People nowadays question said insistence largely, I believe, because until very recently it has never been adequately explained. JC, of course, implicitly rejects it, as do almost all "progressive" Catholics. And natural-law explanations, though valid as far as they go, do not go nearly far enough. But a fuller, remarkably profound and beautiful explanation is at hand in John Paul the Great's "theology of the body." It actually explains why the unitive significance of genital activity cannot dispense with the procreative. In so doing, it sublates the old natural-law approach into a richer, higher, more appealing synthesis characterized by a thoroughly biblical personalism. I do not have time or space here to get into the details, but people like JC would do well to explore them before rejecting a premise the Church has always held and is not about to abandon.

In conclusion I note that JC's procedure is, at best, dubiously Catholic.
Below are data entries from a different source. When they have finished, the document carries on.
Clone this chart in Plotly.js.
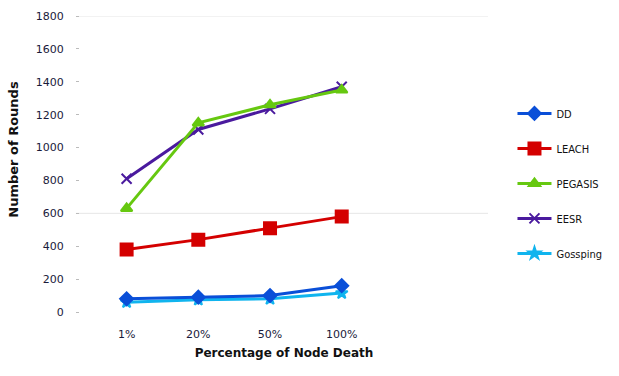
<!DOCTYPE html>
<html>
<head>
<meta charset="utf-8">
<script src="https://cdn.plot.ly/plotly-3.0.1.min.js"></script>
<style>html,body{margin:0;padding:0;background:#fff;}#chart{width:619px;height:376px;}</style>
</head>
<body>
<div id="chart"></div>
<script>
const categories = ["1%", "20%", "50%", "100%"];
const seriesNames = ["DD", "LEACH", "PEGASIS", "EESR", "Gossping"];
const ddValues = [80, 90, 100, 160];
const leachValues = [380, 440, 510, 580];
const pegasisValues = [630, 1150, 1260, 1350];
const eesrValues = [810, 1110, 1235, 1370];
const gossipingValues = [60, 75, 80, 115];
const yTicks = [0, 200, 400, 600, 800, 1000, 1200, 1400, 1600, 1800];

const styles = [
  {color: "#0a4fd8", symbol: "diamond", size: 10},
  {color: "#d40000", symbol: "square", size: 12},
  {color: "#66c810", symbol: "triangle-up", size: 10},
  {color: "#4a1a9e", symbol: "x-thin-open", size: 10},
  {color: "#10b4ee", symbol: "star", size: 9}
];
const values = [ddValues, leachValues, pegasisValues, eesrValues, gossipingValues];

const order = [4, 0, 1, 3, 2];
const traces = order.map(i => ({
  x: categories,
  y: values[i],
  name: seriesNames[i],
  legendgroup: "g" + i,
  legendrank: i + 1,
  type: "scatter",
  mode: "lines+markers",
  line: {color: styles[i].color, width: 3},
  marker: {color: styles[i].color, symbol: styles[i].symbol, size: styles[i].size,
           line: {color: styles[i].color, width: 2}}
}));

const layout = {
  width: 619, height: 376,
  margin: {l: 80, r: 129, t: 16, b: 64},
  paper_bgcolor: "#fff", plot_bgcolor: "#fff",
  font: {family: "DejaVu Sans, sans-serif", size: 11, color: "#1a1a3a"},
  showlegend: true,
  legend: {x: 1.06, y: 0.72, xanchor: "left", yanchor: "top",
           traceorder: "grouped", tracegroupgap: 16, itemwidth: 34,
           font: {family: "DejaVu Sans Condensed, sans-serif", size: 11, color: "#111"}},
  xaxis: {
    type: "category", range: [-0.65, 5.04],
    showgrid: false, zeroline: false, showline: false, ticks: "",
    ticklabelstandoff: 14,
    tickfont: {size: 11, color: "#1a1a3a"},
    title: {text: "<b>Percentage of Node Death</b>", font: {size: 12, color: "#111"}, standoff: 8}
  },
  yaxis: {
    range: [0, 1800], tickvals: yTicks,
    showgrid: false, zeroline: false, showline: false,
    ticks: "outside", ticklen: 3, tickcolor: "#bbb",
    ticklabelstandoff: 10,
    tickfont: {size: 11, color: "#1a1a3a"}
  },
  annotations: [{
    text: "<b>Number of Rounds</b>", textangle: -90,
    xref: "paper", yref: "paper", x: -0.163, y: 0.55, xanchor: "center", yanchor: "middle",
    showarrow: false, font: {size: 13, color: "#111"}
  }],
  shapes: [1800, 600].map(v => ({type: "line", xref: "paper", yref: "y", x0: -0.01, x1: 1, y0: v, y1: v,
    line: {color: "#e6e6e6", width: 1}, layer: "below"}))
};

Plotly.newPlot("chart", traces, layout, {displayModeBar: false, staticPlot: true});
</script>
</body>
</html>
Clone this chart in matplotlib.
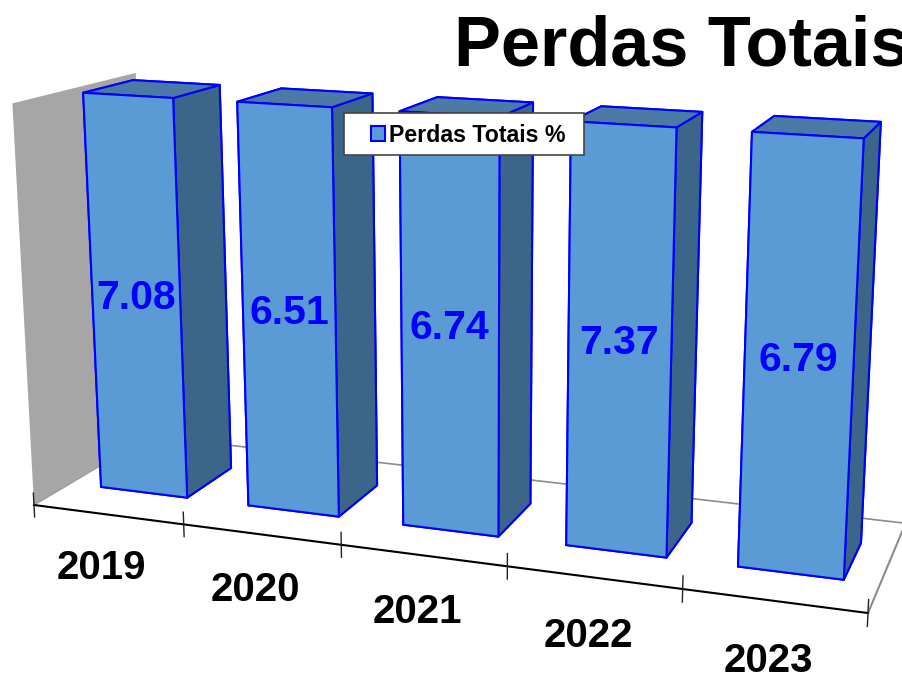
import numpy as np
import matplotlib
matplotlib.use("Agg")
import matplotlib.pyplot as plt
from matplotlib.patches import Patch, Rectangle
from mpl_toolkits.mplot3d.art3d import Poly3DCollection

plt.rcParams['font.family'] = ['Liberation Sans', 'DejaVu Sans']

years = ["2019", "2020", "2021", "2022", "2023"]
values = [7.08, 6.51, 6.74, 7.37, 6.79]
title = "Perdas Totais %"
series = "Perdas Totais %"

#the z axis stops below every value, so all bars get cut at the same height
zmax = 6.0
wall_top = 5.96

W, H = 902, 673
S = 1000
fig = plt.figure(figsize=(W/100, H/100), dpi=100)
ax = fig.add_axes([-49/W, -163.5/H, S/W, S/H], projection='3d')
ax.computed_zorder = False
ax.set_axis_off()
ax.patch.set_alpha(0)
ax.set_xlim(0, 5)
ax.set_ylim(0, 1)
ax.set_zlim(0, zmax)

#camera of the picture: data (x, y, z) to image pixels, homogeneous
cam = np.array([[145.1, 132.5, -3.72, 34.0],
                [6.28, -21.0, -68.2, 505.0],
                [-0.025, 0.11, -0.00782, 1.0]])
#has to stay negative, lines with points on the other side do not get drawn
depth = np.array([-0.1, 1.0, -0.02, -3.0])


def make_proj():
    A = ax.transData.inverted().get_matrix()
    px = cam[0]
    py = H*cam[2] - cam[1]  #image y runs down, display y runs up
    w = cam[2]
    u = A[0, 0]*px + A[0, 1]*py + A[0, 2]*w
    v = A[1, 0]*px + A[1, 1]*py + A[1, 2]*w
    return np.array([u, v, depth, w])


M = make_proj()
ax.get_proj = lambda: M

front = "#5B9BD5"
side = "#3B6589"
top = "#4A7AA5"
edge = "#0000FF"

#left wall
wall = Poly3DCollection([[(0, 0, 0), (0, 1, 0), (0, 1, wall_top), (0, 0, wall_top)]],
                        facecolor="#A6A6A6", edgecolor="none", zorder=1)
ax.add_collection3d(wall)

#floor lines
ax.plot([0, 0], [0, 1], [0, 0], color="#A0A0A0", lw=1.2, zorder=2, clip_on=False)
ax.plot([0, 5], [1, 1], [0, 0], color="#8C8C8C", lw=1.2, zorder=2, clip_on=False)
ax.plot([5, 5], [0, 1], [0, 0], color="#8C8C8C", lw=1.5, zorder=2, clip_on=False)
ax.plot([0, 5], [0, 0], [0, 0], color="black", lw=1.5, zorder=3, clip_on=False)

#ticks
for i in range(len(years)+1):
    ax.plot([i, i], [0, 0], [-0.185, 0.185], color="#222222", lw=1, zorder=3, clip_on=False)

bw = 0.59
bd = 0.415
y0 = 0.295
for i, v in enumerate(values):
    x0 = i + 0.212
    h = min(v, zmax)
    #faces: bottom, top, -y, +y, -x, +x
    ax.bar3d(x0, y0, 0, bw, bd, h, color=[front, top, front, side, side, side],
             edgecolor=edge, linewidth=1.5, shade=False, zorder=10+i)
    ax.text(x0+bw/2, y0, h/2, f"{v:.2f}", color=edge, fontsize=29.5, fontweight='bold',
            ha='center', va='center', zorder=30)
    ax.text(i+0.5, -0.07, -0.74, years[i], color="black", fontsize=29, fontweight='bold',
            ha='center', va='center', zorder=30)

fig.text(454/W, 1-66/H, title, fontsize=50.6, fontweight='bold', ha='left', va='baseline')

#legend box is wider on the left than on the right
fig.add_artist(Rectangle((344/W, 1-155/H), 240/W, 42/H, transform=fig.transFigure,
                         facecolor="white", edgecolor="#444444", lw=1.2, zorder=4))
handle = Patch(facecolor=front, edgecolor=edge, linewidth=1.5)
leg = fig.legend([handle], [series], loc='center left', bbox_to_anchor=(371/W, 1-135/H),
                 frameon=False, prop={'size': 16.7, 'weight': 'bold'}, handlelength=0.62,
                 handleheight=0.62, handletextpad=0.15, borderpad=0, borderaxespad=0)
leg.set_zorder(5)

fig.savefig("out.png", dpi=100)
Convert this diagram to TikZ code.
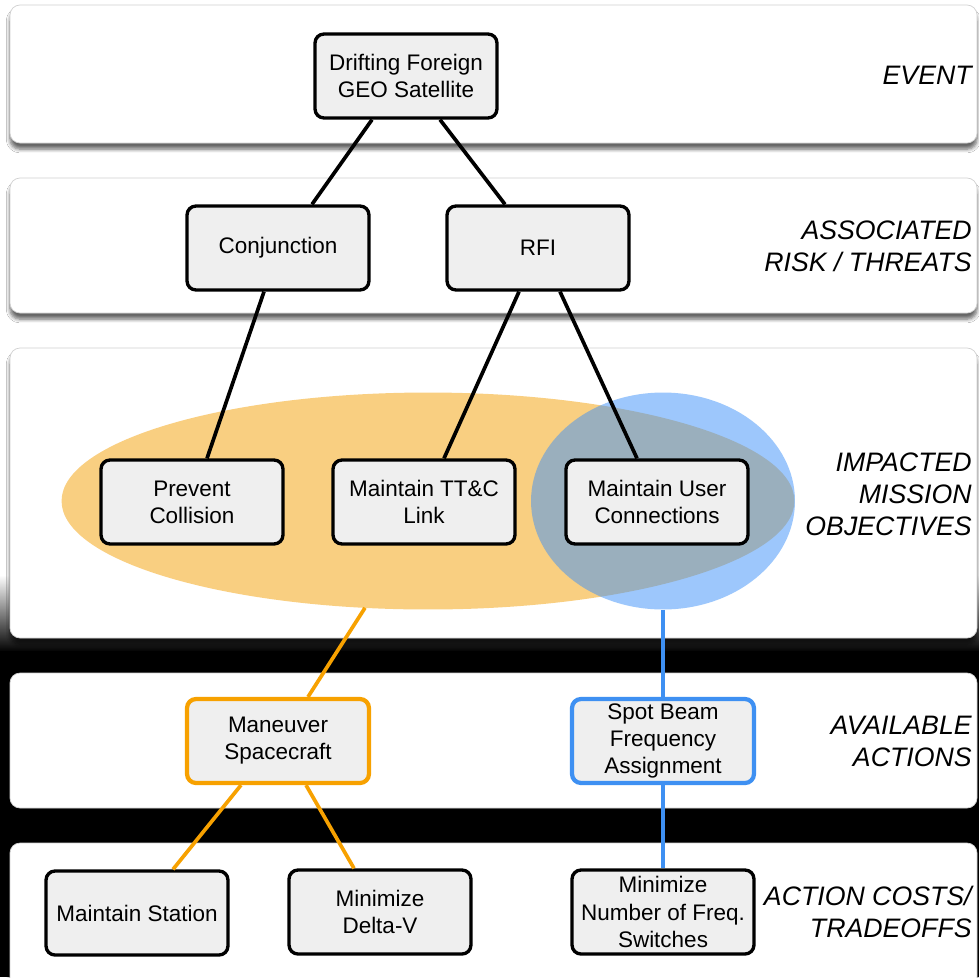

If his position is correct, then the Church has been in error for nearly 2,000 years about a matter of great moral and sacramental importance: the very nature of marriage. Now that consequence by itself would not disturb JC inasmuch as he has elsewhere argued that the Church's refusal to ordain women to the priesthood is "immoral and heretical." (See his post to that effect at Pontifications along with my reply.) But the fact that any person could claim loyalty to a church that he believes has always been in error about at least two matters of great moral and sacramental importance beggars my understanding. That holds quite generally; but in particular I have never understood "progressive" Catholics. If one wants to be progressive in the sort of way JC does, there are mainline Protestant denominations that would make one feel very much at home.